> _TASK_
In the lines below, output everything from the first line through the line containing "0.285, 0.205, 0.130, 0.055, -0.018, -0.092, -0.166, -0.240]" exactly as it is. Pictures are not part of the output.
______________________________
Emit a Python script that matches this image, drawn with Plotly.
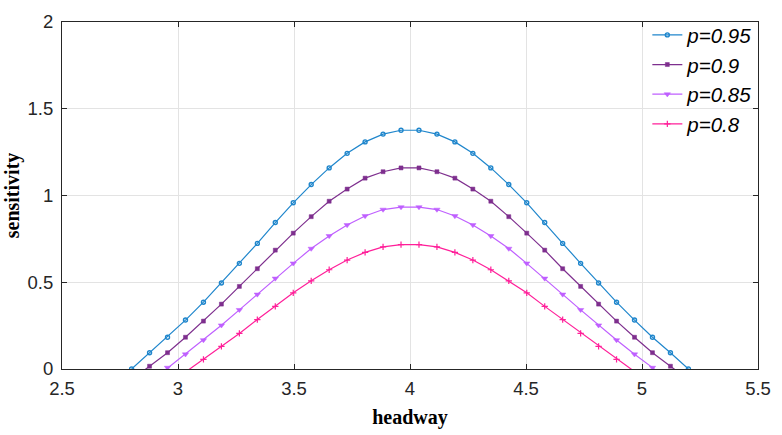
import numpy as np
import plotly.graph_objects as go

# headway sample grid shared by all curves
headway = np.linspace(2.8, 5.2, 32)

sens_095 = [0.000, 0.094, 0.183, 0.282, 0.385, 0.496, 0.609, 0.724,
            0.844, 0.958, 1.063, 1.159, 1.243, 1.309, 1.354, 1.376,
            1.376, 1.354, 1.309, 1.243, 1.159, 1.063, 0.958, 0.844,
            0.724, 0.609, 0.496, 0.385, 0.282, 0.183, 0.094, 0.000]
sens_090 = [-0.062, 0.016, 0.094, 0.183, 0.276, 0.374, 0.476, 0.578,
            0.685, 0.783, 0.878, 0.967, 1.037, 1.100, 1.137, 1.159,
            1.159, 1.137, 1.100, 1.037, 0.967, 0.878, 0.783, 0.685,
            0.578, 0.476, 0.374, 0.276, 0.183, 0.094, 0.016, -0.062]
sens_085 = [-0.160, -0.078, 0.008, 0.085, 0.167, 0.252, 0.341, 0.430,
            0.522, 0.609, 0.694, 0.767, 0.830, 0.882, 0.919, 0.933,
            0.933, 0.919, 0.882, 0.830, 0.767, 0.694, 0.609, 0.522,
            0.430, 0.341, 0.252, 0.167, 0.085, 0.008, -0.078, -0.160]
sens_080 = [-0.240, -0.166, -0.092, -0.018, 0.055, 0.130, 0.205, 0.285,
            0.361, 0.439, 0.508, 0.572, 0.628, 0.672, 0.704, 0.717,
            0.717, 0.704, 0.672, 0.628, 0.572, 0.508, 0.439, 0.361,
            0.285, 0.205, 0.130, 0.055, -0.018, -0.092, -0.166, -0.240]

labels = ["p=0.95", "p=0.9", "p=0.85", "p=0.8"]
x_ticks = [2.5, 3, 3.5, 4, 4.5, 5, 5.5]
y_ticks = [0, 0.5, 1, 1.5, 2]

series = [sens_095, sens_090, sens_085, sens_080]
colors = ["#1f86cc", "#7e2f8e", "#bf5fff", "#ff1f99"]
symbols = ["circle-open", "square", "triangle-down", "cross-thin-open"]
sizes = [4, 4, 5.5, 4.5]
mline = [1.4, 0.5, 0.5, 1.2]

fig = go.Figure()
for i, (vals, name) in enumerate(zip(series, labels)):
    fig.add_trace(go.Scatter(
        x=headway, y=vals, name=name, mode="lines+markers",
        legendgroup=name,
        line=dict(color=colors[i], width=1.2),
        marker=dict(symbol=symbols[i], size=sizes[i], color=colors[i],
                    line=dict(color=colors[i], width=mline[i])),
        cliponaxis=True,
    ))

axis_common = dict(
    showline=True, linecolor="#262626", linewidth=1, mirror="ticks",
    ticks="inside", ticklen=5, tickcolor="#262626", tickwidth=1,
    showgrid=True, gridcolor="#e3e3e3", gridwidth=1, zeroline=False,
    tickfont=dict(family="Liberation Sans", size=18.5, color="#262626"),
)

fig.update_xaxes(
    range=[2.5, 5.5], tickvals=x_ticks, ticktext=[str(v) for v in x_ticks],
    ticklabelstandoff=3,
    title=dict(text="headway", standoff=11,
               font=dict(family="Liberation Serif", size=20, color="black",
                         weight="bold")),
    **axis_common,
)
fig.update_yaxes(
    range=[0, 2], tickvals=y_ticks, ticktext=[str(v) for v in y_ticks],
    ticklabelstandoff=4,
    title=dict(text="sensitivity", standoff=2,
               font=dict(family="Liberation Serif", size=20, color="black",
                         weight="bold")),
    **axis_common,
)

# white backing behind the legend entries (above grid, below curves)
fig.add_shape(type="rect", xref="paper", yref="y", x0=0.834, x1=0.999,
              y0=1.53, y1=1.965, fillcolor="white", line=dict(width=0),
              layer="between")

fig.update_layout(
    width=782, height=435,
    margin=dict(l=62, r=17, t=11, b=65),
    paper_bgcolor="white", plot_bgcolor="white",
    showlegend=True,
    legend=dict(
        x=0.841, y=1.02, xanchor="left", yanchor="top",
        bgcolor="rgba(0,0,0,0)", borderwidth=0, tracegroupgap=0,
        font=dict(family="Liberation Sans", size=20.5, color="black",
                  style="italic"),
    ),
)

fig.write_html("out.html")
______________________________
> _EXERCISE SOLUTION_
Emit a Python script that matches this image, drawn with Plotly.
import numpy as np
import plotly.graph_objects as go

# headway sample grid shared by all curves
headway = np.linspace(2.8, 5.2, 32)

sens_095 = [0.000, 0.094, 0.183, 0.282, 0.385, 0.496, 0.609, 0.724,
            0.844, 0.958, 1.063, 1.159, 1.243, 1.309, 1.354, 1.376,
            1.376, 1.354, 1.309, 1.243, 1.159, 1.063, 0.958, 0.844,
            0.724, 0.609, 0.496, 0.385, 0.282, 0.183, 0.094, 0.000]
sens_090 = [-0.062, 0.016, 0.094, 0.183, 0.276, 0.374, 0.476, 0.578,
            0.685, 0.783, 0.878, 0.967, 1.037, 1.100, 1.137, 1.159,
            1.159, 1.137, 1.100, 1.037, 0.967, 0.878, 0.783, 0.685,
            0.578, 0.476, 0.374, 0.276, 0.183, 0.094, 0.016, -0.062]
sens_085 = [-0.160, -0.078, 0.008, 0.085, 0.167, 0.252, 0.341, 0.430,
            0.522, 0.609, 0.694, 0.767, 0.830, 0.882, 0.919, 0.933,
            0.933, 0.919, 0.882, 0.830, 0.767, 0.694, 0.609, 0.522,
            0.430, 0.341, 0.252, 0.167, 0.085, 0.008, -0.078, -0.160]
sens_080 = [-0.240, -0.166, -0.092, -0.018, 0.055, 0.130, 0.205, 0.285,
            0.361, 0.439, 0.508, 0.572, 0.628, 0.672, 0.704, 0.717,
            0.717, 0.704, 0.672, 0.628, 0.572, 0.508, 0.439, 0.361,
            0.285, 0.205, 0.130, 0.055, -0.018, -0.092, -0.166, -0.240]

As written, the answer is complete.